STATED GOAL
Leave out any picture and return the remaining listing below exactly as given.

━━━━━━━━━━━━━━━━━━━━

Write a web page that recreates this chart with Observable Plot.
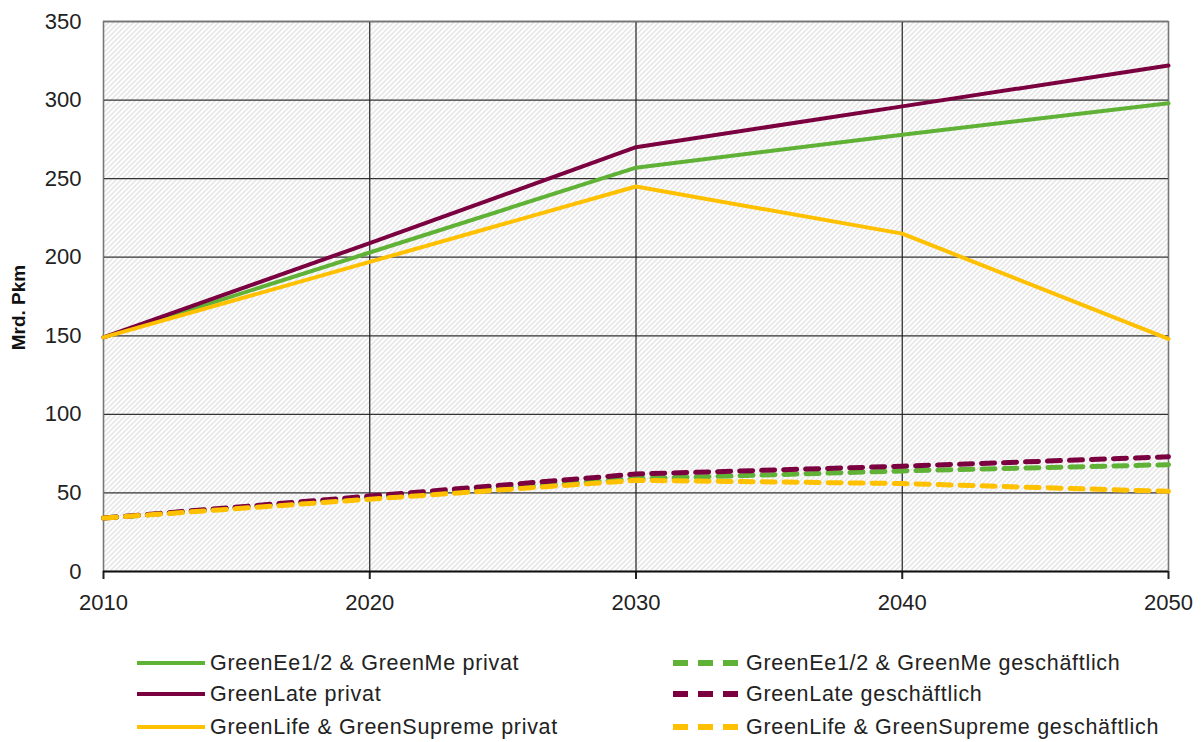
<!DOCTYPE html>
<html><head><meta charset="utf-8">
<script src="https://cdn.jsdelivr.net/npm/d3@7"></script>
<script src="https://cdn.jsdelivr.net/npm/@observablehq/plot@0.6"></script>
<style>
body{margin:0;background:#fff;font-family:"Liberation Sans",Arial,sans-serif;}
#wrap{position:relative;width:1201px;height:742px;}
.leg{position:absolute;display:flex;align-items:center;font-size:21.5px;letter-spacing:0.7px;color:#222;white-space:nowrap;height:30px;}
.leg svg{margin-right:5px;}
</style>
</head><body><div id="wrap"><div id="chart"></div></div><script>
const years = [2010, 2020, 2030, 2040, 2050];
const yTicks = [0, 50, 100, 150, 200, 250, 300, 350];
const seriesNames = [
  "GreenEe1/2 & GreenMe privat",
  "GreenLate privat",
  "GreenLife & GreenSupreme privat",
  "GreenEe1/2 & GreenMe geschäftlich",
  "GreenLate geschäftlich",
  "GreenLife & GreenSupreme geschäftlich"
];
const greenPrivat = [149, 203, 257, 278, 298];
const latePrivat = [149, 209, 270, 296, 322];
const lifePrivat = [149, 197, 245, 215, 148];
const greenGesch = [34, 47, 59, 64, 68];
const lateGesch = [34, 48, 62, 67, 73];
const lifeGesch = [34, 46, 58, 56, 51];
const seriesValues = [greenPrivat, latePrivat, lifePrivat, greenGesch, lateGesch, lifeGesch];
const seriesColors = ["#5fb236", "#7a0040", "#ffc000", "#5fb236", "#7a0040", "#ffc000"];
const seriesDashed = [false, false, false, true, true, true];

const rows = [];
seriesNames.forEach((name, i) => years.forEach((yr, j) => rows.push({series: name, year: yr, value: seriesValues[i][j]})));

const lineMarks = seriesNames.map((name, i) => Plot.line(rows.filter(d => d.series === name), {
  x: "year", y: "value",
  stroke: seriesColors[i],
  strokeWidth: seriesDashed[i] ? 5 : 4,
  strokeDasharray: seriesDashed[i] ? "13,9" : null,
  strokeLinejoin: "round"
}));

const chart = Plot.plot({
  width: 1201, height: 630,
  marginLeft: 103, marginRight: 33, marginTop: 21, marginBottom: 59,
  style: {fontFamily: '"Liberation Sans", Arial, sans-serif', fontSize: "22px", color: "#222", background: "white"},
  x: {type: "linear", domain: [2010, 2050]},
  y: {domain: [0, 350]},
  marks: [
    Plot.frame({fill: "url(#hatch)", stroke: "none"}),
    Plot.ruleY(yTicks.filter(d => d > 0), {stroke: "#333", strokeWidth: 1.3}),
    Plot.ruleX(years, {stroke: "#222", strokeWidth: 1.2}),
    Plot.frame({stroke: "#777", strokeWidth: 1.3}),
    Plot.axisY({ticks: yTicks, tickSize: 0, tickPadding: 22, label: null, fontSize: 22}),
    Plot.axisX({ticks: years, tickFormat: d => String(d), tickSize: 8, tickPadding: 15, label: null, fontSize: 22, strokeWidth: 2}),
    Plot.ruleY([0], {stroke: "#111", strokeWidth: 2}),
    ...lineMarks,
    Plot.text(["Mrd. Pkm"], {frameAnchor: "left", textAnchor: "middle", dx: -85, dy: 11, rotate: -90, fontWeight: "bold", fontSize: 19, fill: "#111"})
  ]
});

const ns = "http://www.w3.org/2000/svg";
const defs = document.createElementNS(ns, "defs");
defs.innerHTML = '<pattern id="hatch" width="5" height="5" patternUnits="userSpaceOnUse"><rect width="5" height="5" fill="#fdfdfd"/><path d="M-1,1 l2,-2 M0,5 l5,-5 M4,6 l2,-2" stroke="#cdcdcd" stroke-width="1"/></pattern>';
chart.insertBefore(defs, chart.firstChild);
document.getElementById("chart").appendChild(chart);

// legend
const wrap = document.getElementById("wrap");
const legX = [137, 673];
const legY = [663, 694, 727];
seriesNames.forEach((name, i) => {
  const col = seriesDashed[i] ? 1 : 0;
  const row = i % 3;
  const div = document.createElement("div");
  div.className = "leg";
  div.style.left = legX[col] + "px";
  div.style.top = (legY[row] - 15) + "px";
  const sw = d3.create("svg").attr("width", 68).attr("height", 10);
  sw.append("line").attr("x1", 0).attr("x2", 68).attr("y1", 5).attr("y2", 5)
    .attr("stroke", seriesColors[i]).attr("stroke-width", seriesDashed[i] ? 6 : 4)
    .attr("stroke-dasharray", seriesDashed[i] ? "15,10" : null);
  div.appendChild(sw.node());
  const t = document.createElement("span");
  t.textContent = name;
  div.appendChild(t);
  wrap.appendChild(div);
});
</script></body></html>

━━━━━━━━━━━━━━━━━━━━

EXERCISE RESULT
Write a web page that recreates this chart with Observable Plot.
<!DOCTYPE html>
<html><head><meta charset="utf-8">
<script src="https://cdn.jsdelivr.net/npm/d3@7"></script>
<script src="https://cdn.jsdelivr.net/npm/@observablehq/plot@0.6"></script>
<style>
body{margin:0;background:#fff;font-family:"Liberation Sans",Arial,sans-serif;}
#wrap{position:relative;width:1201px;height:742px;}
.leg{position:absolute;display:flex;align-items:center;font-size:21.5px;letter-spacing:0.7px;color:#222;white-space:nowrap;height:30px;}
.leg svg{margin-right:5px;}
</style>
</head><body><div id="wrap"><div id="chart"></div></div><script>
const years = [2010, 2020, 2030, 2040, 2050];
const yTicks = [0, 50, 100, 150, 200, 250, 300, 350];
const seriesNames = [
  "GreenEe1/2 & GreenMe privat",
  "GreenLate privat",
  "GreenLife & GreenSupreme privat",
  "GreenEe1/2 & GreenMe geschäftlich",
  "GreenLate geschäftlich",
  "GreenLife & GreenSupreme geschäftlich"
];
const greenPrivat = [149, 203, 257, 278, 298];
const latePrivat = [149, 209, 270, 296, 322];
const lifePrivat = [149, 197, 245, 215, 148];
const greenGesch = [34, 47, 59, 64, 68];
const lateGesch = [34, 48, 62, 67, 73];
const lifeGesch = [34, 46, 58, 56, 51];
const seriesValues = [greenPrivat, latePrivat, lifePrivat, greenGesch, lateGesch, lifeGesch];
const seriesColors = ["#5fb236", "#7a0040", "#ffc000", "#5fb236", "#7a0040", "#ffc000"];
const seriesDashed = [false, false, false, true, true, true];

const rows = [];
seriesNames.forEach((name, i) => years.forEach((yr, j) => rows.push({series: name, year: yr, value: seriesValues[i][j]})));

const lineMarks = seriesNames.map((name, i) => Plot.line(rows.filter(d => d.series === name), {
  x: "year", y: "value",
  stroke: seriesColors[i],
  strokeWidth: seriesDashed[i] ? 5 : 4,
  strokeDasharray: seriesDashed[i] ? "13,9" : null,
  strokeLinejoin: "round"
}));

const chart = Plot.plot({
  width: 1201, height: 630,
  marginLeft: 103, marginRight: 33, marginTop: 21, marginBottom: 59,
  style: {fontFamily: '"Liberation Sans", Arial, sans-serif', fontSize: "22px", color: "#222", background: "white"},
  x: {type: "linear", domain: [2010, 2050]},
  y: {domain: [0, 350]},
  marks: [
    Plot.frame({fill: "url(#hatch)", stroke: "none"}),
    Plot.ruleY(yTicks.filter(d => d > 0), {stroke: "#333", strokeWidth: 1.3}),
    Plot.ruleX(years, {stroke: "#222", strokeWidth: 1.2}),
    Plot.frame({stroke: "#777", strokeWidth: 1.3}),
    Plot.axisY({ticks: yTicks, tickSize: 0, tickPadding: 22, label: null, fontSize: 22}),
    Plot.axisX({ticks: years, tickFormat: d => String(d), tickSize: 8, tickPadding: 15, label: null, fontSize: 22, strokeWidth: 2}),
    Plot.ruleY([0], {stroke: "#111", strokeWidth: 2}),
    ...lineMarks,
    Plot.text(["Mrd. Pkm"], {frameAnchor: "left", textAnchor: "middle", dx: -85, dy: 11, rotate: -90, fontWeight: "bold", fontSize: 19, fill: "#111"})
  ]
});

const ns = "http://www.w3.org/2000/svg";
const defs = document.createElementNS(ns, "defs");
defs.innerHTML = '<pattern id="hatch" width="5" height="5" patternUnits="userSpaceOnUse"><rect width="5" height="5" fill="#fdfdfd"/><path d="M-1,1 l2,-2 M0,5 l5,-5 M4,6 l2,-2" stroke="#cdcdcd" stroke-width="1"/></pattern>';
chart.insertBefore(defs, chart.firstChild);
document.getElementById("chart").appendChild(chart);

// legend
const wrap = document.getElementById("wrap");
const legX = [137, 673];
const legY = [663, 694, 727];
seriesNames.forEach((name, i) => {
  const col = seriesDashed[i] ? 1 : 0;
  const row = i % 3;
  const div = document.createElement("div");
  div.className = "leg";
  div.style.left = legX[col] + "px";
  div.style.top = (legY[row] - 15) + "px";
  const sw = d3.create("svg").attr("width", 68).attr("height", 10);
  sw.append("line").attr("x1", 0).attr("x2", 68).attr("y1", 5).attr("y2", 5)
    .attr("stroke", seriesColors[i]).attr("stroke-width", seriesDashed[i] ? 6 : 4)
    .attr("stroke-dasharray", seriesDashed[i] ? "15,10" : null);
  div.appendChild(sw.node());
  const t = document.createElement("span");
  t.textContent = name;
  div.appendChild(t);
  wrap.appendChild(div);
});
</script></body></html>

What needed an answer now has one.